Zhanqing Li, seorang ilmuwan iklim di Universitas Maryland, berpendapat bahwa memahami bagaimana awan dan partikel debu berinteraksi tetap menjadi salah satu tantangan terbesar dalam ilmu iklim. Awan memainkan peran penting dalam mengatur jumlah energi yang diterima dan dipancarkan Bumi, dan bahkan perubahan kecil dalam sistem ini dapat berdampak luas pada iklim global.
Meskipun kesenjangan energi antara kedua belahan bumi saat ini kecil, para ahli memperingatkan bahwa kesenjangan tersebut dapat meningkat dengan cepat dalam beberapa dekade mendatang. Begitu ketidakseimbangan tersebut terlihat jelas, Bumi harus menyesuaikan kembali seluruh sistem iklimnya, mulai dari monsun dan curah hujan hingga distribusi panas di lautan.

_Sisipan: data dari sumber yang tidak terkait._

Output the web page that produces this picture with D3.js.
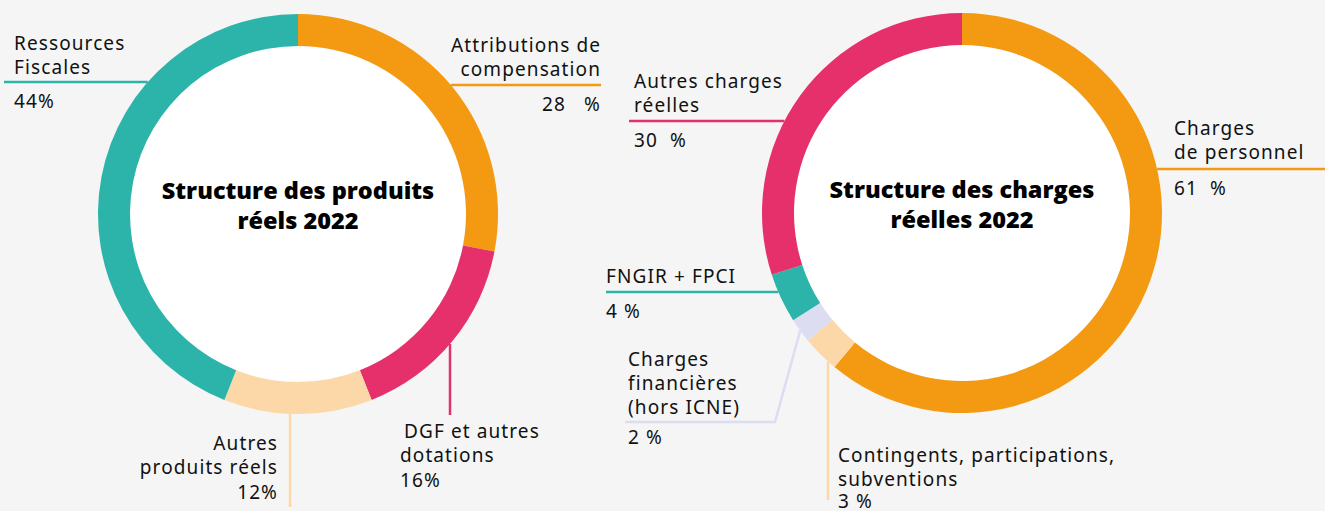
<!DOCTYPE html>
<html>
<head>
<meta charset="utf-8">
<script src="https://cdn.jsdelivr.net/npm/d3@7"></script>
<style>
  body { margin: 0; background: #f4f5f4; }
  svg { display: block; }
  .label { font-family: "Noto Sans", sans-serif; font-size: 19px; letter-spacing: 1.1px; fill: #111; }
  .title { font-family: "Open Sans", sans-serif; font-weight: 800; font-size: 23.5px; fill: #000; }
</style>
</head>
<body>
<div id="chart"></div>
<script>
// produits (recettes réelles 2022)
const produitsNames = ["Attributions de compensation", "DGF et autres dotations", "Autres produits réels", "Ressources Fiscales"];
const produitsValues = [28, 16, 12, 44];
const produitsColors = ["#f39a12", "#e6306b", "#fcd8a8", "#2cb4aa"];

// charges réelles 2022
const chargesNames = ["Charges de personnel", "Contingents, participations, subventions", "Charges financières (hors ICNE)", "FNGIR + FPCI", "Autres charges réelles"];
const chargesValues = [61, 3, 2, 4, 30];
const chargesColors = ["#f39a12", "#fcd8a8", "#dcddf0", "#2cb4aa", "#e6306b"];

const width = 1325;
const height = 511;

const svg = d3.select("#chart")
  .append("svg")
  .attr("width", width)
  .attr("height", height);

svg.append("rect").attr("width", width).attr("height", height).attr("fill", "#f4f5f4");

// label layout: lead h = horizontal leader at ly, v = vertical leader at lx
const produitsLabels = [
  { lines: ["Attributions de", "compensation"], pct: "28   %", anchor: "end", tx: 601, ty: 52, lead: "h", ly: 85, lx: 601 },
  { lines: ["DGF et autres", "dotations"], pct: "16%", anchor: "start", tx: 400, ty: 438, lead: "v", lx: 450, ly: 415, indent: 4 },
  { lines: ["Autres", "produits réels"], pct: "12%", anchor: "end", tx: 278, ty: 450, lead: "v", lx: 290, ly: 507 },
  { lines: ["Ressources", "Fiscales"], pct: "44%", anchor: "start", tx: 14, ty: 50, lead: "h", ly: 82, lx: 4 }
];

const chargesLabels = [
  { lines: ["Charges", "de personnel"], pct: "61  %", anchor: "start", tx: 1174, ty: 135, lead: "h", ly: 169, lx: 1325 },
  { lines: ["Contingents, participations,", "subventions"], pct: "3 %", anchor: "start", tx: 838, ty: 462, lead: "v", lx: 828, ly: 500, pctGap: 22 },
  { lines: ["Charges", "financières", "(hors ICNE)"], pct: "2 %", anchor: "start", tx: 628, ty: 366, lead: "bent", lx: 625, ly: 422, bx: 775 },
  { lines: ["FNGIR + FPCI"], pct: "4 %", anchor: "start", tx: 606, ty: 283, lead: "h", ly: 292, lx: 606 },
  { lines: ["Autres charges", "réelles"], pct: "30  %", anchor: "start", tx: 634, ty: 88, lead: "h", ly: 121, lx: 629 }
];

function drawDonut(cx, cy, names, values, colors, labels, title) {
  const outer = 200;
  const inner = 168;
  const g = svg.append("g").attr("transform", `translate(${cx},${cy})`);

  const pie = d3.pie().sort(null).value((d) => d);
  const arcs = pie(values);
  const arc = d3.arc().innerRadius(inner).outerRadius(outer);

  g.append("circle").attr("r", inner).attr("fill", "#fff");

  g.selectAll("path")
    .data(arcs)
    .join("path")
    .attr("d", arc)
    .attr("fill", (d, i) => colors[i]);

  // leaders + labels
  arcs.forEach((a, i) => {
    const lab = labels[i];
    const color = colors[i];
    let pts;
    if (lab.lead === "h") {
      const dy = lab.ly - cy;
      const dx = Math.sqrt(outer * outer - dy * dy);
      const ex = lab.lx > cx ? cx + dx : cx - dx;
      pts = [[lab.lx, lab.ly], [ex, lab.ly]];
    } else if (lab.lead === "v") {
      const dx = lab.lx - cx;
      const dy = Math.sqrt(outer * outer - dx * dx);
      pts = [[lab.lx, lab.ly], [lab.lx, cy + dy]];
    } else {
      const mid = (a.startAngle + a.endAngle) / 2;
      pts = [[lab.lx, lab.ly], [lab.bx, lab.ly], [cx + outer * Math.sin(mid), cy - outer * Math.cos(mid)]];
    }
    svg.append("path")
      .attr("d", d3.line()(pts))
      .attr("fill", "none")
      .attr("stroke", color)
      .attr("stroke-width", 2.5);

    const t = svg.append("text")
      .attr("class", "label")
      .attr("text-anchor", lab.anchor);
    lab.lines.forEach((line, k) => {
      t.append("tspan")
        .attr("x", lab.tx + (k === 0 && lab.indent ? lab.indent : 0))
        .attr("y", lab.ty + k * 24)
        .text(line);
    });
    let py;
    if (lab.lead === "h") py = lab.ly + 26;
    else if (lab.lead === "bent") py = lab.ly + 22;
    else py = lab.ty + lab.lines.length * 24 + (lab.pctGap ? lab.pctGap - 24 : 1);
    svg.append("text")
      .attr("class", "label")
      .attr("text-anchor", lab.anchor)
      .attr("x", lab.tx)
      .attr("y", py)
      .style("white-space", "pre")
      .text(lab.pct);
  });

  const tt = g.append("text").attr("class", "title").attr("text-anchor", "middle");
  title.forEach((line, k) => {
    tt.append("tspan").attr("x", 0).attr("y", -15 + k * 30).text(line);
  });
}

drawDonut(298, 214, produitsNames, produitsValues, produitsColors, produitsLabels, ["Structure des produits", "réels 2022"]);
drawDonut(962, 213, chargesNames, chargesValues, chargesColors, chargesLabels, ["Structure des charges", "réelles 2022"]);
</script>
</body>
</html>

Menurut Dr. Loeb, penelitian ini hanyalah permulaan dari pemahaman yang lebih baik tentang bagaimana Bumi menyerap dan memantulkan energi. Ia berharap bahwa model iklim generasi berikutnya yang akan datang akan membantu memverifikasi hasilnya dan memprediksi perubahan di masa depan dengan lebih akurat.
"Ketidakseimbangan ini bukan sekadar angka; ini menunjukkan bahwa planet kita berubah lebih cepat daripada yang disadari banyak orang," katanya.